Dataset entries:
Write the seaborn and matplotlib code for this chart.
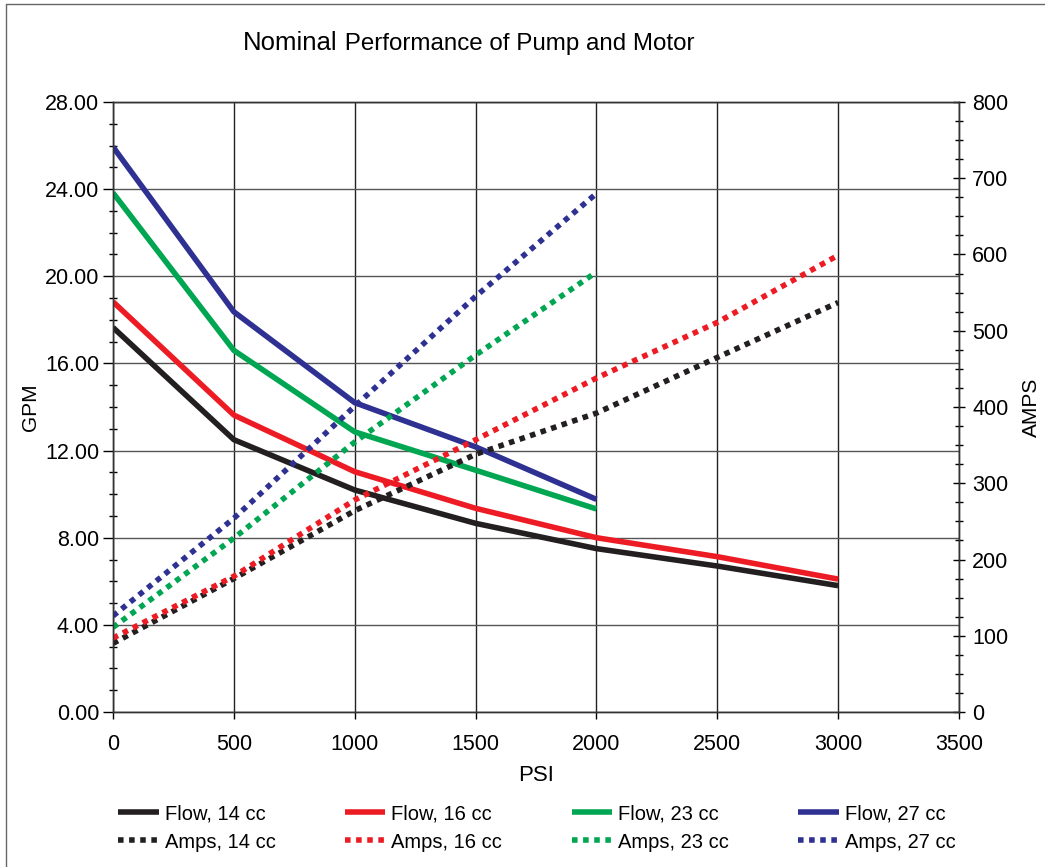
import matplotlib
matplotlib.use("Agg")
import matplotlib.pyplot as plt
from matplotlib.lines import Line2D
from matplotlib.ticker import MultipleLocator, FormatStrFormatter
import seaborn as sns

# Values
psi = [0, 500, 1000, 1500, 2000, 2500, 3000]
flow_14 = [17.65, 12.50, 10.19, 8.66, 7.50, 6.70, 5.80]
flow_16 = [18.83, 13.63, 11.03, 9.35, 8.00, 7.13, 6.10]
flow_23 = [23.83, 16.60, 12.86, 11.10, 9.32]
flow_27 = [25.94, 18.37, 14.20, 12.17, 9.76]
amps_14 = [90, 175, 264, 338, 392, 465, 537]
amps_16 = [97, 178, 278, 357, 438, 511, 599]
amps_23 = [111, 228, 354, 468, 577]
amps_27 = [126, 254, 401, 545, 680]

sizes = ['14 cc', '16 cc', '23 cc', '27 cc']
colors = ['#231f20', '#ed1c24', '#00a651', '#2e3192']
flows = [flow_14, flow_16, flow_23, flow_27]
amps = [amps_14, amps_16, amps_23, amps_27]

sns.set_theme(style="white")
plt.rcParams['font.family'] = ['Liberation Sans', 'DejaVu Sans']
plt.rcParams['text.color'] = 'black'
plt.rcParams['axes.labelcolor'] = 'black'
plt.rcParams['xtick.color'] = 'black'
plt.rcParams['ytick.color'] = 'black'

fig = plt.figure(figsize=(10.45, 8.67), dpi=100)
ax = fig.add_axes([113 / 1045, 1 - 712 / 867, 846 / 1045, 610 / 867])
ax2 = ax.twinx()

flow_handles = []
amp_handles = []
for size, c, f, a in zip(sizes, colors, flows, amps):
    sns.lineplot(x=psi[:len(f)], y=f, ax=ax, color=c, linewidth=4,
                 solid_capstyle='butt', legend=False)
    sns.lineplot(x=psi[:len(a)], y=a, ax=ax2, color=c, linewidth=4,
                 linestyle=(0, (1, 1)), dash_capstyle='butt', legend=False)
    flow_handles.append(Line2D([], [], color=c, lw=4, solid_capstyle='butt'))
    amp_handles.append(Line2D([], [], color=c, lw=4, ls=(0, (1, 1)), dash_capstyle='butt'))

# axes ranges and ticks
ax.set_xlim(0, 3500)
ax.set_ylim(0, 28)
ax2.set_ylim(0, 800)
ax.xaxis.set_major_locator(MultipleLocator(500))
ax.yaxis.set_major_locator(MultipleLocator(4))
ax.yaxis.set_minor_locator(MultipleLocator(1))
ax.yaxis.set_major_formatter(FormatStrFormatter('%.2f'))
ax2.yaxis.set_major_locator(MultipleLocator(100))
ax2.yaxis.set_minor_locator(MultipleLocator(25))

ax.tick_params(axis='y', which='major', direction='out', length=7, width=1, labelsize=15.5, pad=3)
ax.tick_params(axis='y', which='minor', direction='inout', length=6, width=1, left=True)
ax.tick_params(axis='x', which='major', direction='out', length=5, width=1, labelsize=15.5, pad=11, bottom=True)
ax2.tick_params(axis='y', which='major', direction='inout', length=9, width=1, labelsize=15.5, pad=5, right=True)
ax2.tick_params(axis='y', which='minor', direction='inout', length=6, width=1, right=True)

ax.grid(axis='y', which='major', color='#555555', linewidth=1)
ax.grid(axis='x', which='major', color='#222222', linewidth=1)
ax2.grid(False)
for a_ in (ax, ax2):
    for sp in a_.spines.values():
        sp.set_color('#333333')
        sp.set_linewidth(1)

ax.set_xlabel('PSI', fontsize=16, labelpad=7)
ax.set_ylabel('GPM', fontsize=15)
ax2.set_ylabel('AMPS', fontsize=15)
ax.yaxis.set_label_coords(-0.086, 0.5)
ax2.yaxis.set_label_coords(1.074, 0.5)

# title, "Nominal" a little larger
t1 = fig.text(243 / 1045, 1 - 50 / 867, 'Nominal', fontsize=18.5, ha='left', va='baseline')
ax.annotate(' Performance of Pump and Motor', xy=(1, 0), xycoords=t1,
            fontsize=17.4, ha='left', va='bottom', annotation_clip=False)

# legend: flows on first row, amps on second
handles = []
labels = []
for size, fh, ah in zip(sizes, flow_handles, amp_handles):
    handles += [fh, ah]
    labels += ['Flow, ' + size, 'Amps, ' + size]
fig.legend(handles, labels, ncol=4, loc='center', bbox_to_anchor=(537 / 1045, 1 - 828 / 867),
           frameon=False, fontsize=14.5, handlelength=2.0, handletextpad=0.3,
           columnspacing=3.45, labelspacing=0.45)

# thin outer frame
fig.add_artist(Line2D([0.006, 0.006], [0, 0.995], transform=fig.transFigure, color='#666666', lw=1))
fig.add_artist(Line2D([0.006, 1], [0.995, 0.995], transform=fig.transFigure, color='#666666', lw=1))

fig.savefig('out.png', dpi=100)
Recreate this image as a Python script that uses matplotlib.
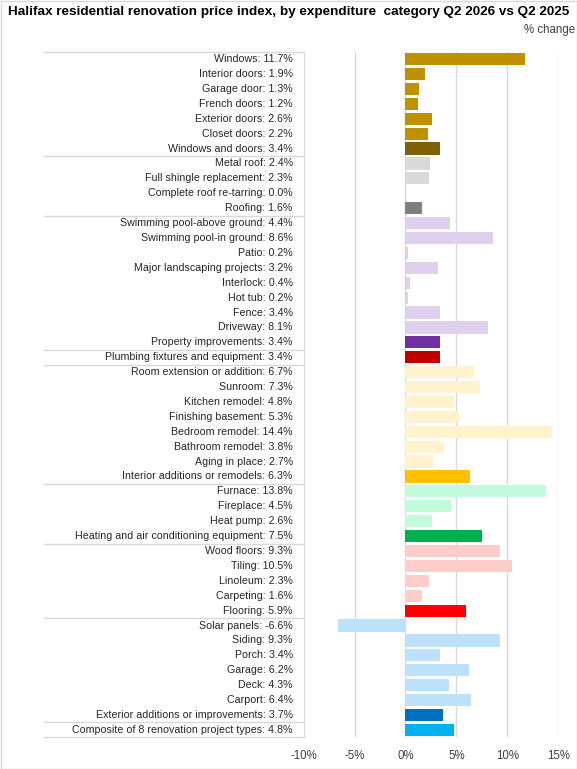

WHAT YOU NEED TO DO
Up to and including the line containing "amps = [amps_14, amps_16, amps_23, amps_27]", quote each line of the entries above from the very first, please, exactly and without images.

SOLVED PROBLEM
Write the seaborn and matplotlib code for this chart.
import matplotlib
matplotlib.use("Agg")
import matplotlib.pyplot as plt
from matplotlib.lines import Line2D
from matplotlib.ticker import MultipleLocator, FormatStrFormatter
import seaborn as sns

# Values
psi = [0, 500, 1000, 1500, 2000, 2500, 3000]
flow_14 = [17.65, 12.50, 10.19, 8.66, 7.50, 6.70, 5.80]
flow_16 = [18.83, 13.63, 11.03, 9.35, 8.00, 7.13, 6.10]
flow_23 = [23.83, 16.60, 12.86, 11.10, 9.32]
flow_27 = [25.94, 18.37, 14.20, 12.17, 9.76]
amps_14 = [90, 175, 264, 338, 392, 465, 537]
amps_16 = [97, 178, 278, 357, 438, 511, 599]
amps_23 = [111, 228, 354, 468, 577]
amps_27 = [126, 254, 401, 545, 680]

sizes = ['14 cc', '16 cc', '23 cc', '27 cc']
colors = ['#231f20', '#ed1c24', '#00a651', '#2e3192']
flows = [flow_14, flow_16, flow_23, flow_27]
amps = [amps_14, amps_16, amps_23, amps_27]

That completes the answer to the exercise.